ENTRIES:
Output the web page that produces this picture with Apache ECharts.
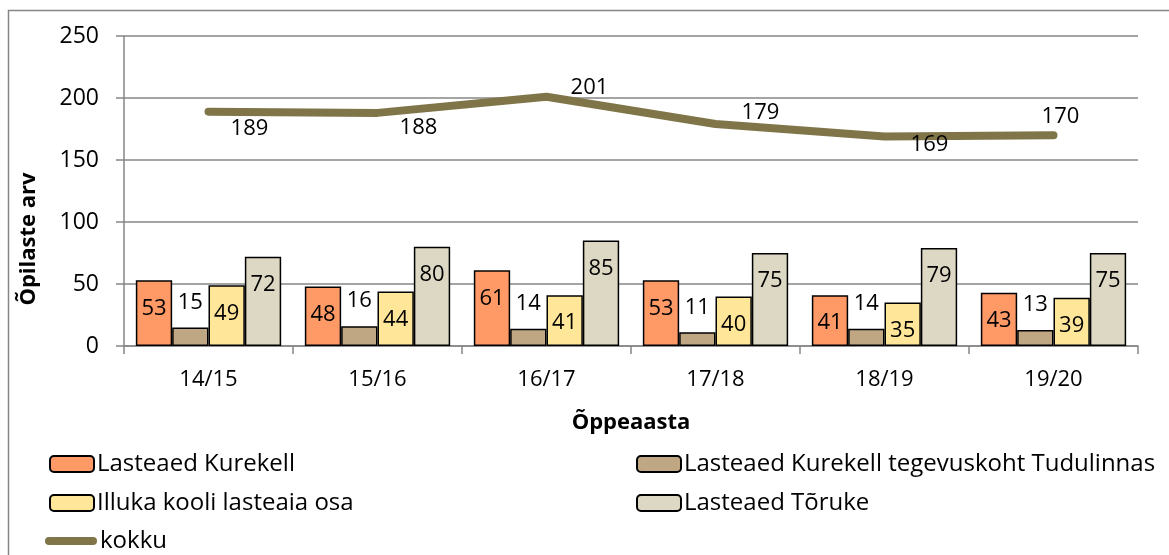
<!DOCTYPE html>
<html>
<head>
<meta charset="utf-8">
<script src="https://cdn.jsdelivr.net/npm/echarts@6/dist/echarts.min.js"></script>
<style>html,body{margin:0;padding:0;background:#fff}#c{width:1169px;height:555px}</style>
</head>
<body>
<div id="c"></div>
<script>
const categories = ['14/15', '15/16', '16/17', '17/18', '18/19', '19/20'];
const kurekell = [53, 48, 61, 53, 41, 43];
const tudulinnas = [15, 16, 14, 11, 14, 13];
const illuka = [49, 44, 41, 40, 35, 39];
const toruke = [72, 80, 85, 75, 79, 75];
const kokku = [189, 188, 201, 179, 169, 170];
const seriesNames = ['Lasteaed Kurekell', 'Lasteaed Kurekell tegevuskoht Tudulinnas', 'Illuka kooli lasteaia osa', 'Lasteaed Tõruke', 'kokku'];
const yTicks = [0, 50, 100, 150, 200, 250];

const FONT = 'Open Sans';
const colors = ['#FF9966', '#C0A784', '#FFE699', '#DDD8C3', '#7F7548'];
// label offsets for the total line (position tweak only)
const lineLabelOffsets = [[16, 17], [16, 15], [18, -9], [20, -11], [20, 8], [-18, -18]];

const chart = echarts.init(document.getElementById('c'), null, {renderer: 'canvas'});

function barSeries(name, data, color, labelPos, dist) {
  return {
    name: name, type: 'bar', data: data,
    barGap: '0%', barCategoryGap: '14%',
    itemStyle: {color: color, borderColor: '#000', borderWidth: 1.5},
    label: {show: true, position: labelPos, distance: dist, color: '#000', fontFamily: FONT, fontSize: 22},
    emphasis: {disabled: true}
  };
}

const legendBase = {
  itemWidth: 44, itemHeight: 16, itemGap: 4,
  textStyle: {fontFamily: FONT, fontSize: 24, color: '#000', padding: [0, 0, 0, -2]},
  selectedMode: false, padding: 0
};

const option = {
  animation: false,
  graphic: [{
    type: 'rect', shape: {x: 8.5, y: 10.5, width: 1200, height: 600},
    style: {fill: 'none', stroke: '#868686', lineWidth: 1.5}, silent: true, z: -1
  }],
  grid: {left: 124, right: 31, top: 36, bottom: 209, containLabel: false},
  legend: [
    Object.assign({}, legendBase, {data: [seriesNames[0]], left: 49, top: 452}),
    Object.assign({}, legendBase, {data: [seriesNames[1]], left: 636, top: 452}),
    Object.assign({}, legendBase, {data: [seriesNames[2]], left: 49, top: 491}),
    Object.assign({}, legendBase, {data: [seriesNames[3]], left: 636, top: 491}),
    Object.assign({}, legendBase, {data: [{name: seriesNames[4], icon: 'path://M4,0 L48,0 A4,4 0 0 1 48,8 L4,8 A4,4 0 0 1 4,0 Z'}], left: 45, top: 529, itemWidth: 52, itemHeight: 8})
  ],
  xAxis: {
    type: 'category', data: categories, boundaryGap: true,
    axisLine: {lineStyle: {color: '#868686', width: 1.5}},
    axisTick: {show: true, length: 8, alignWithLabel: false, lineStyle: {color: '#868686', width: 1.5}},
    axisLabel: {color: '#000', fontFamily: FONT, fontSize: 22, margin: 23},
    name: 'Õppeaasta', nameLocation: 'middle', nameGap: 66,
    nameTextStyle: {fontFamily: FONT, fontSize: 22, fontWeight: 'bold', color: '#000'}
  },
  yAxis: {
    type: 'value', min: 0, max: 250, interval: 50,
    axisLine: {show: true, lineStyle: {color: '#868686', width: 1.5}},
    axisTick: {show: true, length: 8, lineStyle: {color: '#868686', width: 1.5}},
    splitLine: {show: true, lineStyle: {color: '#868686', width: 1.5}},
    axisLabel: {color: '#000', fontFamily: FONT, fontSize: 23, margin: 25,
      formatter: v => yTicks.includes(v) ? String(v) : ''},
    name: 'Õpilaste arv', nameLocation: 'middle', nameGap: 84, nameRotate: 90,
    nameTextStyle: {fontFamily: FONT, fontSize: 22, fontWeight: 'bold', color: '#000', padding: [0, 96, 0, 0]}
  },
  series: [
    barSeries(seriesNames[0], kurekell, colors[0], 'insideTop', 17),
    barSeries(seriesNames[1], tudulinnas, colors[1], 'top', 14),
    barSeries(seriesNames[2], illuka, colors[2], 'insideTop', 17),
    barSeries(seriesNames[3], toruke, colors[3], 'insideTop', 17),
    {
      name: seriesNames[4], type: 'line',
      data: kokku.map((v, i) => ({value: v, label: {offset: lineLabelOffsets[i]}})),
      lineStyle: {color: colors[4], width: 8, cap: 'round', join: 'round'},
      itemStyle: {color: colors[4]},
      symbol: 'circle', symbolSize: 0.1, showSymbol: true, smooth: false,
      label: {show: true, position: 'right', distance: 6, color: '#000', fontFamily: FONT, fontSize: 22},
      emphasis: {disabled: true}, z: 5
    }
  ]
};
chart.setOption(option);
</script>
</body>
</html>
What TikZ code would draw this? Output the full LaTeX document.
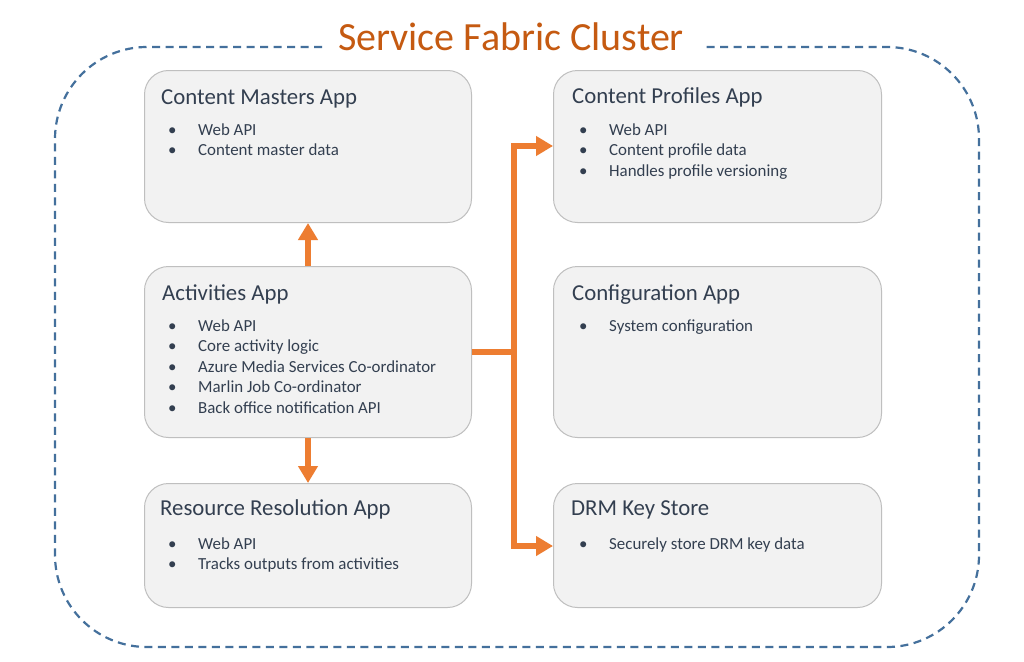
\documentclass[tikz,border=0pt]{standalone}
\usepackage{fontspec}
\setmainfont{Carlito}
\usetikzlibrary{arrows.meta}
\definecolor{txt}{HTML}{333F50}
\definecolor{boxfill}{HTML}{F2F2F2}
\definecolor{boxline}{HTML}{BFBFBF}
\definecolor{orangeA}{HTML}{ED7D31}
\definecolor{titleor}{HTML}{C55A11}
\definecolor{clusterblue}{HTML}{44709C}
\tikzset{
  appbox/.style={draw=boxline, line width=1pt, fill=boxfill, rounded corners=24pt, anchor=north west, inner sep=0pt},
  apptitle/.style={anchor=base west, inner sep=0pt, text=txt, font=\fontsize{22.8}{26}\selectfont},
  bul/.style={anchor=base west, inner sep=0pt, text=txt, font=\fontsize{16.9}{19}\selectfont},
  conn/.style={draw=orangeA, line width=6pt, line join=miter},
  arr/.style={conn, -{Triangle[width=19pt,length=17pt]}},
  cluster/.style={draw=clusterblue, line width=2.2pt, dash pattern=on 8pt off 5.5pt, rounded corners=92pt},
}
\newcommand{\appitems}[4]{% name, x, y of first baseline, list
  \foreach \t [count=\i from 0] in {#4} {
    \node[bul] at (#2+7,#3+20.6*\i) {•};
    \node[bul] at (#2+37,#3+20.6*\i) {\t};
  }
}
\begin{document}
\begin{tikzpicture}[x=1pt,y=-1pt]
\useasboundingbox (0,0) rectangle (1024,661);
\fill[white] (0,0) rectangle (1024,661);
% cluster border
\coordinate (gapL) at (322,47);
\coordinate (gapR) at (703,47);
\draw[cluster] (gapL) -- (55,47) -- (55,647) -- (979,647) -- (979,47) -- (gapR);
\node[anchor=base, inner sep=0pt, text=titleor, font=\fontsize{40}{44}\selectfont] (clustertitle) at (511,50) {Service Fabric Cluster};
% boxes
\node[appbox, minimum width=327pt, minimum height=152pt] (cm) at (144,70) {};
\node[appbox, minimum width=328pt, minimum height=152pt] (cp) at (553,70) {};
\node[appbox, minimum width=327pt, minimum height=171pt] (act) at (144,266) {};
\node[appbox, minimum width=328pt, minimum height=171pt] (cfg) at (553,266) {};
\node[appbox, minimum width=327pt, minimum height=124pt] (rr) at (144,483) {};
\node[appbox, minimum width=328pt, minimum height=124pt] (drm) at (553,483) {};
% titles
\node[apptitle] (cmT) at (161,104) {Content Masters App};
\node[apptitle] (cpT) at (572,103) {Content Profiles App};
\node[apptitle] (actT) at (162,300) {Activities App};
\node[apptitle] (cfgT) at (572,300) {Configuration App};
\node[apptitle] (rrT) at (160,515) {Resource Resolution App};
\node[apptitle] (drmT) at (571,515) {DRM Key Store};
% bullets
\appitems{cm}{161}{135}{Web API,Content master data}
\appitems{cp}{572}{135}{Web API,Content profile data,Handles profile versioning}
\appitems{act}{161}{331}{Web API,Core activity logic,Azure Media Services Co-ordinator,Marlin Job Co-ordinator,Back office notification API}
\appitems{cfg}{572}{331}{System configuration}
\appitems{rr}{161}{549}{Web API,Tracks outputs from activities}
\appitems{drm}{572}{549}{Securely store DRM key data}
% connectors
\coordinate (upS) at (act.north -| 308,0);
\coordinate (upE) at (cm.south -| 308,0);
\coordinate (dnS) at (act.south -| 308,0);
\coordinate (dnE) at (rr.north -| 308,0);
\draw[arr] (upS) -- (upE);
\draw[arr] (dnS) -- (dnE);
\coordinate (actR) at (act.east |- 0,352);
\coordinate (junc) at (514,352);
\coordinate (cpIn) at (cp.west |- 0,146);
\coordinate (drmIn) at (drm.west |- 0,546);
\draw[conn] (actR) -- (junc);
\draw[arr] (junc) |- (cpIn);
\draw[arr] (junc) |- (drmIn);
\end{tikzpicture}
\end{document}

STATED EXERCISE:
Choose all lines containing the string "draw" and copy them out.

OUTPUT OF THE TASK:
What TikZ code would draw this? Output the full LaTeX document.
  appbox/.style={draw=boxline, line width=1pt, fill=boxfill, rounded corners=24pt, anchor=north west, inner sep=0pt},
  conn/.style={draw=orangeA, line width=6pt, line join=miter},
  cluster/.style={draw=clusterblue, line width=2.2pt, dash pattern=on 8pt off 5.5pt, rounded corners=92pt},
\draw[cluster] (gapL) -- (55,47) -- (55,647) -- (979,647) -- (979,47) -- (gapR);
\draw[arr] (upS) -- (upE);
\draw[arr] (dnS) -- (dnE);
\draw[conn] (actR) -- (junc);
\draw[arr] (junc) |- (cpIn);
\draw[arr] (junc) |- (drmIn);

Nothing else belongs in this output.